Progressively Speaking: Competing needs in the Gig economy

Rabbi Miriam Berger takes a topical issue and applies a Reform Jewish angle. This week, helping workers in the Gig economy

I hold two conversations in my head and wonder how we can ever legislate for both of them.

The first was an Uber driver in Florida. The fact that we were in America meant we were on first name terms with Ahmed within minutes of him picking us up and soon understood that he was a medical student using these fares to subsidise his studies.

He flicked on the app as soon as he had a break between classes and drove late into the night. I admired him for doing what he needed to do to chase his dreams of ultimately becoming a doctor.

Who would begrudge him the flexibility he needs to maximise his work time around his study?

Yet I also once unashamedly accosted a Deliveroo cyclist in Bournemouth town centre. He looked exhausted propped up at the side of the road with his bike waiting for the next order and I, in a most un-British way went over to talk to him.

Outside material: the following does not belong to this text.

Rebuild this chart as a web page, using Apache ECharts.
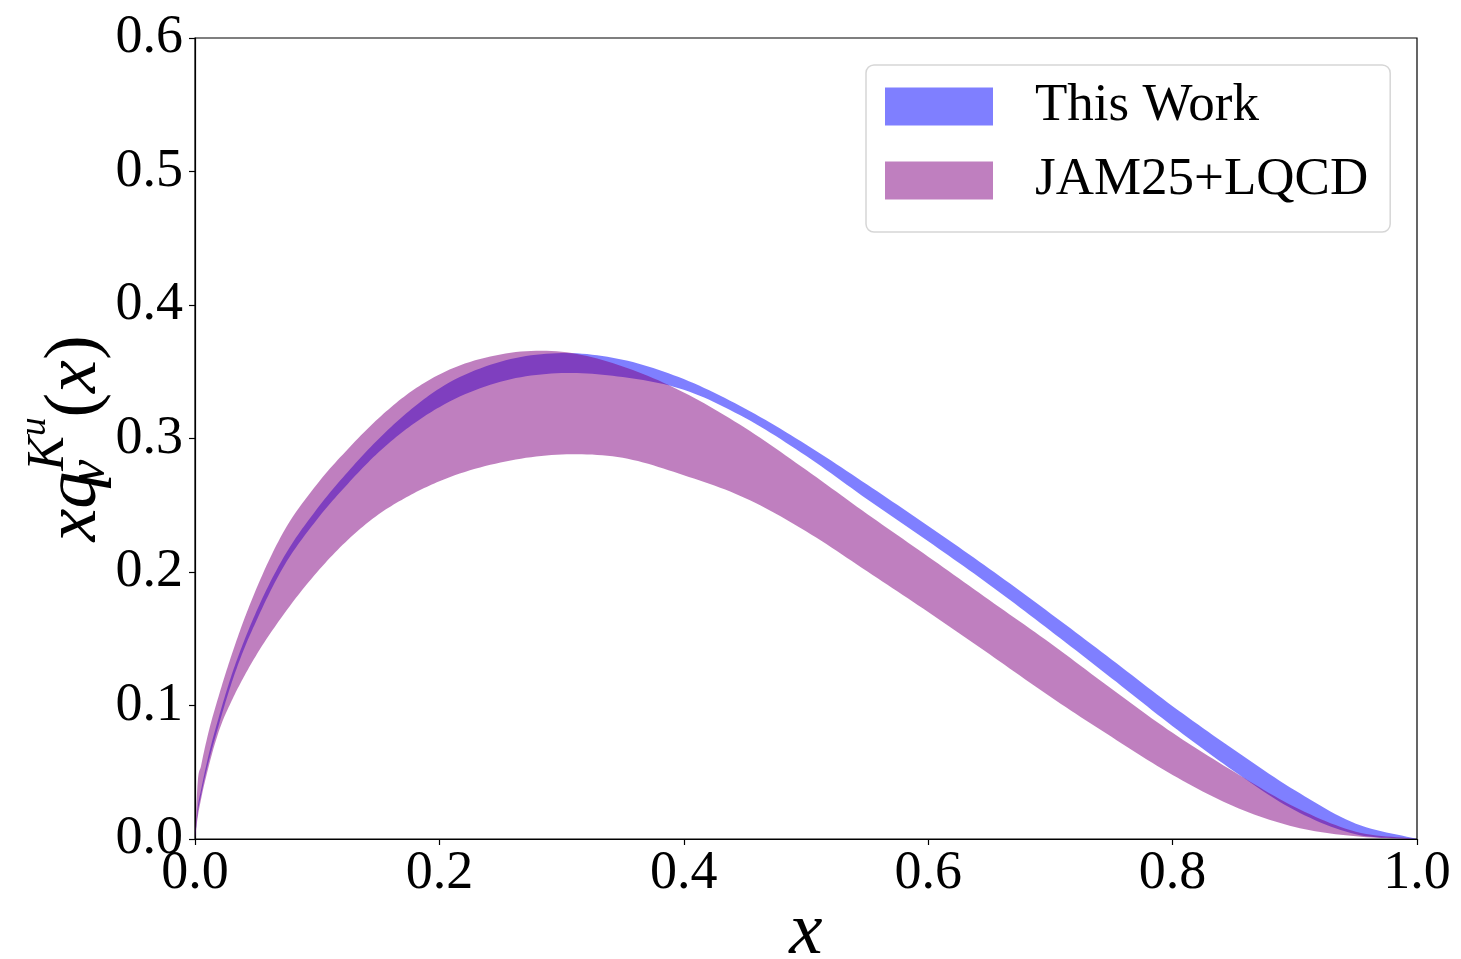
<!DOCTYPE html>
<html><head><meta charset="utf-8">
<script src="https://cdn.jsdelivr.net/npm/echarts@6/dist/echarts.min.js"></script>
<style>html,body{margin:0;padding:0;background:#fff}#c{width:1461px;height:959px}</style>
</head><body><div id="c"></div>
<script>
// x grid (momentum fraction)
const xs = [0, 0.002, 0.005, 0.01, 0.02, 0.03, 0.04, 0.05, 0.07, 0.1, 0.125, 0.15, 0.175, 0.2, 0.25, 0.3, 0.35, 0.4, 0.45, 0.5, 0.55, 0.6, 0.65, 0.7, 0.75, 0.8, 0.85, 0.9, 0.95, 1.0];
// "This Work" band
const thisWorkLower = [0, 0.018, 0.033, 0.0535, 0.087, 0.117, 0.142, 0.163, 0.200, 0.2395, 0.266, 0.2895, 0.3085, 0.3235, 0.3425, 0.349, 0.346, 0.3365, 0.3155, 0.287, 0.2545, 0.223, 0.1905, 0.156, 0.1205, 0.0845, 0.051, 0.0215, 0.0035, 0];
const thisWorkUpper = [0, 0.022, 0.037, 0.0585, 0.093, 0.123, 0.148, 0.170, 0.207, 0.2475, 0.275, 0.2995, 0.3205, 0.3375, 0.3575, 0.364, 0.359, 0.3445, 0.3225, 0.2955, 0.2655, 0.2345, 0.2025, 0.169, 0.1345, 0.0995, 0.067, 0.0365, 0.0115, 0];
// "JAM25+LQCD" band
const jamLower = [0, 0.015, 0.030, 0.050, 0.082, 0.1035, 0.1215, 0.1375, 0.165, 0.200, 0.224, 0.243, 0.257, 0.268, 0.282, 0.288, 0.2855, 0.2725, 0.2555, 0.2305, 0.2005, 0.170, 0.1385, 0.1065, 0.0765, 0.048, 0.0245, 0.009, 0.002, 0];
const jamUpper = [0, 0.040, 0.055, 0.076, 0.109, 0.138, 0.164, 0.187, 0.226, 0.266, 0.292, 0.315, 0.334, 0.348, 0.363, 0.365, 0.354, 0.3345, 0.308, 0.2765, 0.2435, 0.2115, 0.179, 0.1466, 0.1125, 0.0795, 0.0505, 0.024, 0.0055, 0];
const seriesNames = ['This Work', 'JAM25+LQCD'];

const FONT = "'Liberation Serif', 'Times New Roman', serif";

// smooth cubic Hermite curve through the read points (rendering only)
function smoothEdge(X, Y, steps) {
  const n = X.length, d = [], m = [];
  for (let i = 0; i < n - 1; i++) d.push((Y[i + 1] - Y[i]) / (X[i + 1] - X[i]));
  m[0] = d[0]; m[n - 1] = d[n - 2];
  for (let i = 1; i < n - 1; i++) {
    const h0 = X[i] - X[i - 1], h1 = X[i + 1] - X[i];
    m[i] = (h1 * d[i - 1] + h0 * d[i]) / (h0 + h1);
  }
  const out = [];
  for (let i = 0; i < n - 1; i++) {
    const h = X[i + 1] - X[i];
    for (let k = 0; k < steps; k++) {
      const t = k / steps, t2 = t * t, t3 = t2 * t;
      const y = (2 * t3 - 3 * t2 + 1) * Y[i] + (t3 - 2 * t2 + t) * h * m[i] + (-2 * t3 + 3 * t2) * Y[i + 1] + (t3 - t2) * h * m[i + 1];
      out.push([X[i] + t * h, y]);
    }
  }
  out.push([X[n - 1], Y[n - 1]]);
  return out;
}

function band(name, lo, hi, color) {
  return {
    name: name, type: 'custom', coordinateSystem: 'cartesian2d',
    data: xs.map((x, i) => [x, lo[i], hi[i]]),
    encode: { x: 0, y: [1, 2] },
    itemStyle: { color: color },
    silent: true,
    renderItem: function (params, api) {
      if (params.dataIndex !== 0) return null;
      const up = smoothEdge(xs, hi, 12);
      const dn = smoothEdge(xs, lo, 12);
      const pts = [];
      for (let i = 0; i < up.length; i++) pts.push(api.coord(up[i]));
      for (let i = dn.length - 2; i >= 1; i--) pts.push(api.coord(dn[i]));
      return { type: 'polygon', shape: { points: pts }, style: { fill: color } };
    }
  };
}

const chart = echarts.init(document.getElementById('c'), null, { renderer: 'canvas' });
chart.setOption({
  animation: false,
  backgroundColor: '#ffffff',
  textStyle: { fontFamily: FONT },
  grid: { left: 195, right: 44, top: 38, bottom: 120, containLabel: false, outerBoundsMode: 'none',
          show: true, borderColor: '#000', borderWidth: 1.2, backgroundColor: 'transparent' },
  xAxis: {
    type: 'value', min: 0, max: 1, interval: 0.2,
    name: 'x', nameLocation: 'middle', nameGap: 57, nameMoveOverlap: false,
    nameTextStyle: { fontFamily: FONT, fontStyle: 'italic', fontSize: 75, color: '#000', lineHeight: 75 },
    axisLine: { show: true, lineStyle: { color: '#000', width: 1.2 } },
    axisTick: { show: true, inside: false, length: 6, lineStyle: { color: '#000', width: 1.2 } },
    axisLabel: { fontFamily: FONT, fontSize: 54, color: '#000', margin: 8, formatter: v => v.toFixed(1) },
    splitLine: { show: false }
  },
  yAxis: {
    type: 'value', min: 0, max: 0.6, interval: 0.1,
    name: '{it|xq}{sub|v}{sup|K}{sup2|u}{rm|(}{it|x}{rm|)}',
    nameLocation: 'middle', nameRotate: 90, nameGap: 80, nameMoveOverlap: false,
    nameTextStyle: {
      color: '#000', fontFamily: FONT,
      rich: {
        it: { fontFamily: FONT, fontStyle: 'italic', fontSize: 74, verticalAlign: 'top', padding: [22, 0, 0, 0], color: '#000' },
        rm: { fontFamily: FONT, fontSize: 74, verticalAlign: 'top', padding: [22, 0, 0, 0], color: '#000' },
        sub: { fontFamily: FONT, fontStyle: 'italic', fontSize: 52, verticalAlign: 'top', padding: [46, 0, 0, 0], width: 1, color: '#000' },
        sup: { fontFamily: FONT, fontStyle: 'italic', fontSize: 52, verticalAlign: 'top', padding: [6, 0, 0, 0], color: '#000' },
        sup2: { fontFamily: FONT, fontStyle: 'italic', fontSize: 37, verticalAlign: 'top', padding: [0, 0, 0, 0], color: '#000' }
      }
    },
    axisLine: { show: true, lineStyle: { color: '#000', width: 1.2 } },
    axisTick: { show: true, inside: false, length: 6, lineStyle: { color: '#000', width: 1.2 } },
    axisLabel: { fontFamily: FONT, fontSize: 54, color: '#000', margin: 12, formatter: v => v.toFixed(1) },
    splitLine: { show: false }
  },
  legend: {
    data: seriesNames, orient: 'vertical', left: 866, top: 65,
    icon: 'rect', itemWidth: 108, itemHeight: 38, itemGap: 21,
    padding: [15, 22, 25, 19],
    backgroundColor: '#fff', borderColor: '#d6d6d6', borderWidth: 1.5, borderRadius: 8,
    itemStyle: { borderWidth: 0 },
    textStyle: { fontFamily: FONT, fontSize: 53, color: '#000', lineHeight: 50, padding: [0, 0, 0, 37] },
    selectedMode: false
  },
  series: [
    band(seriesNames[0], thisWorkLower, thisWorkUpper, 'rgba(0,0,255,0.5)'),
    band(seriesNames[1], jamLower, jamUpper, 'rgba(128,0,128,0.5)')
  ]
});
</script></body></html>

It was a while ago when Deliveroo was in its infancy and I wanted to know how the business model worked when the customer pays so little for delivery.

I learnt two things; firstly that some people can work in the most exhausting and gruelling way and never inquire how far up the tree you have to be to see the serious profits and secondly that this guy (we were in England and therefore far from first name terms) was sleeping on a friend’s floor, because private landlords don’t want to take the punt on how many deliveries you may or may not make that month and therefore won’t risk you not having enough money to pay the rent.

So how on earth do you legislate to enable one person to work as flexibly as they need to earn that extra cash, which makes ambition possible, while others are not caught in a web of financial uncertainly which paralyses them?

The key is surely to ensure companies build in the safeguards which imply the duty of care that Deuteronomy 24:15 warns us of when we are told: “On this day you should give his wages, the sun should not set on it, because he is a poor man and his life depends on it…”.

The Torah explains that our workers need the securities that a hard day at work should entitle them to and it’s that we need to be striving for.